**What to do**
Your task is to repeat all of the data exactly while excluding the pictures.

A run of records:
--- begin ---
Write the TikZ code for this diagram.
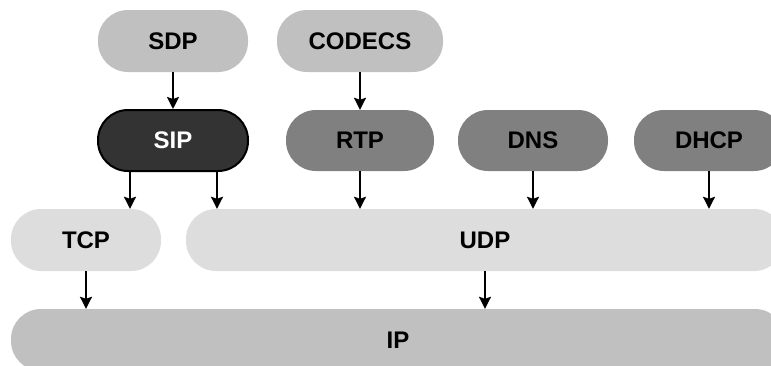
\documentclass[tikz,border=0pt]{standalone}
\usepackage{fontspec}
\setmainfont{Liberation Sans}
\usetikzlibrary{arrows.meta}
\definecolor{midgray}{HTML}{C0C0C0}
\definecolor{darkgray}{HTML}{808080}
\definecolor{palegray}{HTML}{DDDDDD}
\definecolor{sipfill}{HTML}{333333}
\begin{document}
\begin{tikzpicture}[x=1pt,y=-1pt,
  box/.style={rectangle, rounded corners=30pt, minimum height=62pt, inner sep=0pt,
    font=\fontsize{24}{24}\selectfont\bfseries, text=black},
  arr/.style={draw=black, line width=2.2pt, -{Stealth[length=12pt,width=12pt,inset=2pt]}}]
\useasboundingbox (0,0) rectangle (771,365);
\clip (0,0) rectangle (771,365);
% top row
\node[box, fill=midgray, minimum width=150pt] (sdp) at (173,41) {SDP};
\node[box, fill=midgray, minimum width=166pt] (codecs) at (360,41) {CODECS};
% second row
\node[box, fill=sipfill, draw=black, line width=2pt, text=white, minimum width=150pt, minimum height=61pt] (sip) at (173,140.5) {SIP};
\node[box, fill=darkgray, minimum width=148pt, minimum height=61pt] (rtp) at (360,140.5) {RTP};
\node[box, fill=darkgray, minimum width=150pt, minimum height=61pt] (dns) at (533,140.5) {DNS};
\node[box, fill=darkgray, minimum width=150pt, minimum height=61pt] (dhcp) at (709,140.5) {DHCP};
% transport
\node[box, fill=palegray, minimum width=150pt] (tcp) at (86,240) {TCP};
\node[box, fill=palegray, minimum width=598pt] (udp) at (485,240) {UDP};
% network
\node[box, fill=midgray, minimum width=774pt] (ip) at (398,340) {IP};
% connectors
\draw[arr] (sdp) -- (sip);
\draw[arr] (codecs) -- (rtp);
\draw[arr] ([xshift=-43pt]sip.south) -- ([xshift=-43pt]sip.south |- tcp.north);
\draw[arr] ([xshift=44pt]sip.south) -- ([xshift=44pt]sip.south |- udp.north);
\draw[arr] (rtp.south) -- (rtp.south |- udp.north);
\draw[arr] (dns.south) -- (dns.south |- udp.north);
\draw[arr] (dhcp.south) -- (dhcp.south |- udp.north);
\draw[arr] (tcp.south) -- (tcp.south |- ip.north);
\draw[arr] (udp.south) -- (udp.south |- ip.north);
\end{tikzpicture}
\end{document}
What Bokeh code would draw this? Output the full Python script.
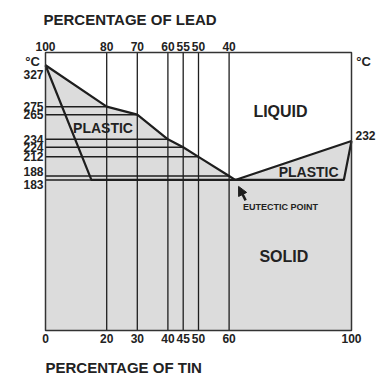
--- end ---
**Reply to the exercise**
Write the TikZ code for this diagram.
\documentclass[tikz,border=0pt]{standalone}
\usepackage{fontspec}
\setmainfont{Liberation Sans}
\usetikzlibrary{arrows.meta}
\definecolor{midgray}{HTML}{C0C0C0}
\definecolor{darkgray}{HTML}{808080}
\definecolor{palegray}{HTML}{DDDDDD}
\definecolor{sipfill}{HTML}{333333}
\begin{document}
\begin{tikzpicture}[x=1pt,y=-1pt,
  box/.style={rectangle, rounded corners=30pt, minimum height=62pt, inner sep=0pt,
    font=\fontsize{24}{24}\selectfont\bfseries, text=black},
  arr/.style={draw=black, line width=2.2pt, -{Stealth[length=12pt,width=12pt,inset=2pt]}}]
\useasboundingbox (0,0) rectangle (771,365);
\clip (0,0) rectangle (771,365);
% top row
\node[box, fill=midgray, minimum width=150pt] (sdp) at (173,41) {SDP};
\node[box, fill=midgray, minimum width=166pt] (codecs) at (360,41) {CODECS};
% second row
\node[box, fill=sipfill, draw=black, line width=2pt, text=white, minimum width=150pt, minimum height=61pt] (sip) at (173,140.5) {SIP};
\node[box, fill=darkgray, minimum width=148pt, minimum height=61pt] (rtp) at (360,140.5) {RTP};
\node[box, fill=darkgray, minimum width=150pt, minimum height=61pt] (dns) at (533,140.5) {DNS};
\node[box, fill=darkgray, minimum width=150pt, minimum height=61pt] (dhcp) at (709,140.5) {DHCP};
% transport
\node[box, fill=palegray, minimum width=150pt] (tcp) at (86,240) {TCP};
\node[box, fill=palegray, minimum width=598pt] (udp) at (485,240) {UDP};
% network
\node[box, fill=midgray, minimum width=774pt] (ip) at (398,340) {IP};
% connectors
\draw[arr] (sdp) -- (sip);
\draw[arr] (codecs) -- (rtp);
\draw[arr] ([xshift=-43pt]sip.south) -- ([xshift=-43pt]sip.south |- tcp.north);
\draw[arr] ([xshift=44pt]sip.south) -- ([xshift=44pt]sip.south |- udp.north);
\draw[arr] (rtp.south) -- (rtp.south |- udp.north);
\draw[arr] (dns.south) -- (dns.south |- udp.north);
\draw[arr] (dhcp.south) -- (dhcp.south |- udp.north);
\draw[arr] (tcp.south) -- (tcp.south |- ip.north);
\draw[arr] (udp.south) -- (udp.south |- ip.north);
\end{tikzpicture}
\end{document}
What Bokeh code would draw this? Output the full Python script.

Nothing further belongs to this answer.